Math Symbols in Science

  • Equal sign (=): communicates that two quantitative statements are either

      • identical: same in amount and structure, or the same by definition.

          • Ex: (2g + 3g) = (2g + 3g); or, n = Q/u.

      • equivalent: same in total amount, but not organized/structured the same way.

          • Ex: a rectangle that is 3m*4m forms an equivalent (but not identical) area to one that is 6m*2m

          • Ex: F =(m/a): force has the same magnitude & direction as the mass/acceleration ratio, but F and m/a are connected to each other, but not identical things.

  • Division sign (/): indicates we are seeing one of two connections between two quantities:

      • Size comparison between two quantities of the same type and unit

          • Ex: 10g/2g = 5 (or, Q/u = n), which means 10g is 5 times bigger than 2g

      • Ratio relationship (see definition above) between two quantities inherently connected by definition or by nature.

          • Ex: 100cm/1m; these are equivalent expressions of the same length because of the definitions of the units.

          • Ex: 5m/1s; distance is connected to time for this moving object - every 1 sec the object moves 5 meters; the object always has a specific location in both space and time. The 4-dimensional space-time nature of our universe ALWAYS causes position and time to be inherently connected for a given object in the universe.

  • Multiplication sign (* or x): indicates three different scenarios in science:

      • two quantities are connected via a product relationship (ex: L*W; see above);

      • the magnitude of a quantity is being changed by a number: Q1 * n = Q2

          • Ex: 3g * 2 = 6g

      • a ratio relationship is acting on one quantity to find the value of the other quantity: Q1 * R = Q2

          • Ex: 5m * 100cm/1m = 500cm

          • Ex: 10s * 5m/s = 50m

  • Addition sign (+): used to join two or more quantities of the same kind, like adding the side lengths of a rectangle to find its perimeter (P = S1 + S2 + S3 + S4). Quantities that are not of the same kind cannot be joined.

      • Ex: 3 pencils + 2 pencils makes a single group of 5 pencils, but 3 pencils + 2 erasers does not equal 5 of anything; it is still a group of 3 pencils and 2 erasers.
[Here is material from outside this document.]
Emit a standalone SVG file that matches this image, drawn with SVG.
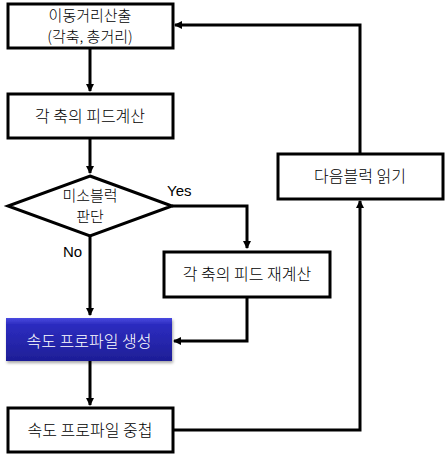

If you are simply counting objects without regard for what they are, it would be written 2 objects + 3 objects = 5 objects.

  • Subtraction sign (-): used to express a change in a quantity in a system.

      • Ex: If a system had a mass of 10g and then was found to be 6g, then we would write: 6g - 10g = -4g. The system changed by (lost) 4g of mass.

  • Positive/Negative sign (+, - attached to a single quantity or relationship):

      • Quantities: In the example above, we showed a system that lost mass. The calculated change had a negative sign (-) on it to indicate the direction of change in the system (mass was lost). Putting + or - on a single quantity only makes sense if we are expressing the magnitude and direction of a change (a difference). Ex: the mass changed by -4 g (ie, lost 4 g).

      • Relationships: The + and - sign may also be used on a ratio relationship to indicate whether a positive change in one produces a positive or negative change in the other. If a velocity is -5m/1s, then a time difference of +1s will be associated with a displacement of -5m (or, the object moves 5m in the negative direction on the position axis.)